Challenging futures of citizen panels

Authors: Mann, C.; Voß, J.-P.; Amelung, N.; Simons, A.; Runge, T.; Grabner, L.:

Innovation in Governance Research Group, Department of Sociology, Technische Universität (TU) Berlin

Abstract:

This report emerged from the workshop “Challenging futures of citizen panels”, held by the Innovation in Governance Research Group on April 26, 2013, at the Berlin-Brandenburg Academy of Sciences and Humanities in Berlin, Germany.
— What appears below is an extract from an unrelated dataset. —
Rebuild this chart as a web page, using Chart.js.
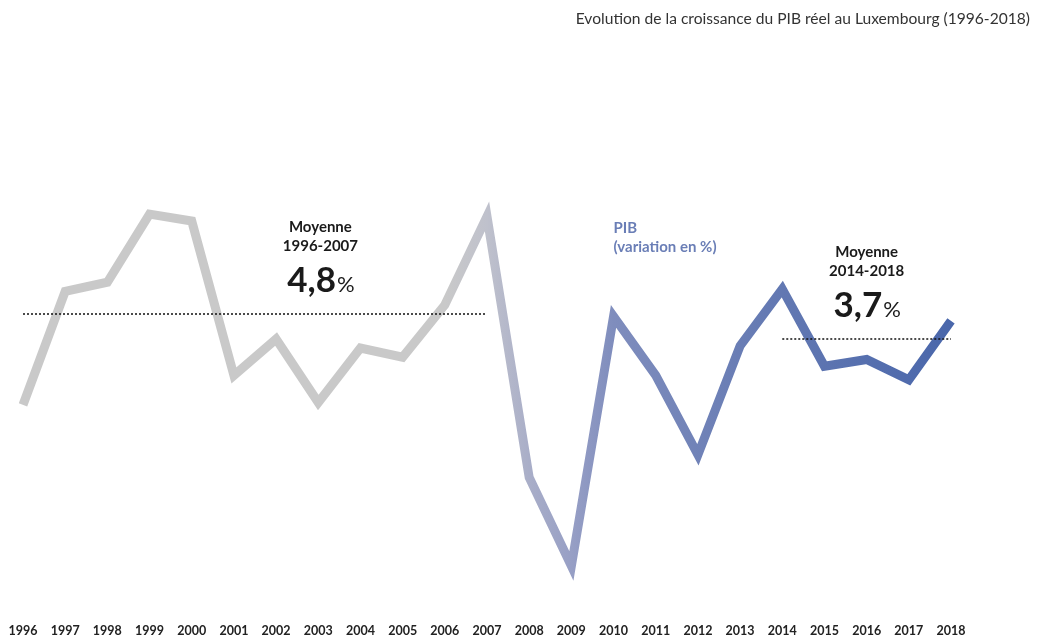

The workshop was conceptualized and designed as a platform for a wide variety of actors involved in citizen panel design and implementation to identify and discuss issues and challenges for the future development of participatory methods. The workshop panel united actors with highly diverse ideas on and practical approaches to the development of citizen panels as an innovation in governance. These actors were associated with particular traditions in citizen panel design (indicated by labels such as “citizen jury”, “planning cell” or “consensus conference”) and many held different views of the nature and purpose of citizen involvement. (Disclosure: newDemocracy was one of the participating organisations).

Similar to approaches adopted by constructive technology assessment (CTA), our discussion at the “Challenging futures” workshop was triggered by scenarios depicting pathways to alternative futures. Based on empirical research regarding the historical dynamics of citizen panel development, each of the scenarios portrays a specific social and political entanglement of model-making. By bringing in various actors from the innovation networks surrounding citizen panels and beyond, they encouraged an exchange of different perspectives on the dynamics and future paths of citizen panel development, along with a number of ambivalences, and how actors can shape this process.

In the course of the workshop, they identified a wide variety of issues and challenges that emerge due to the differing positions, roles, and perspectives of actors involved in the innovation processes. These issues should receive further attention and be debated in a wider public. One basic finding was that issues often framed as questions of technical design are frequently linked to the challenge of arbitrating between different and potentially antagonistic values, worldviews, and rationalities. The methodology, design and conduct of citizen panels is thus a political issue and less of a technical problem, a matter of concern rather than a matter of fact.